The symposium is part of the four-part series “France and Judaism: 2,000 years of intertwined history,” which began last year as a joint initiative of the WJC, the Consulate, and the Musée d’art et d’histoire du Judaïsme (MahJ) in Paris. Coming shortly after the 75th anniversary of the liberation of Auschwitz-Birkenau in January and just before Holocaust Remembrance Day (Yom HaShoah) in Israel in April, this month’s discussion explores the conditions of Jewish survival in occupied France under the Vichy government and the efforts of the Jewish resistance.
The symposium features renowned guest-speakers, including the esteemed Holocaust historian Jacques Semelin, who will talk about the survivors from Le Chambon sur Lignon, a French Commune which was used for a safe haven for Jews during WWII. The symposium also features Holocaust survivor and French-American documentary filmmaker, Pierre Sauvage, and will feature a special showing of his documentary “Weapons of the Spirit.” Following the completion of his documentary, Sauvage and other experts will participate on a panel about the documentary.
The series began in November, with a launch at the French Consulate in New York, featuring Paul Salmona, Director of the MahJ, with a discussion on what archeology can reveal about the history of Judaism in France.
“The World Jewish Congress is extremely grateful for the strong relationships that we have built with our friends in the French government, particularly at this critical juncture of the rising antisemitism and incitement to xenophobic violence that has swept Europe, including in France,” said WJC President Ronald S. Lauder, at the launch of the series. “Education is without a doubt one of the most important tools we have to eradicate sentiments of hatred among before they are formed. It is our collective duty to combat misinformation and encourage coexistence whenever and wherever we can.

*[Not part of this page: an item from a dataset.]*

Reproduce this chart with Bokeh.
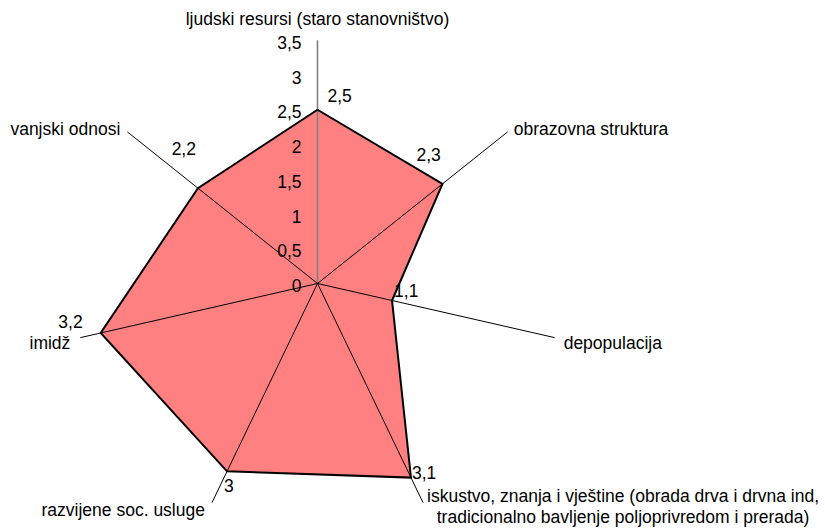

We see great importance in this initiative that we have developed together with the French Consulate of New York to bring the long and rich history of Judaism in France to the general public and look forward to the discussions and future collaboration that this inspires.”
Consul General of France in New York Anne-Claire Legendre stated: “Today, France would not exist but for its Jewish citizens and the role they played throughout our history."
The series continued with its second installment in January, with a lecture at WJC President Lauder’s Neue Galerie, on the French Jewish artists who formed the Ecole de Paris artistic movement at the beginning of the 20th century. In his remarks, WJC President Lauder reflected on the “indelible legacy” of some of the most seminal Jewish artists of the period who “influenced the direction of art for generations.”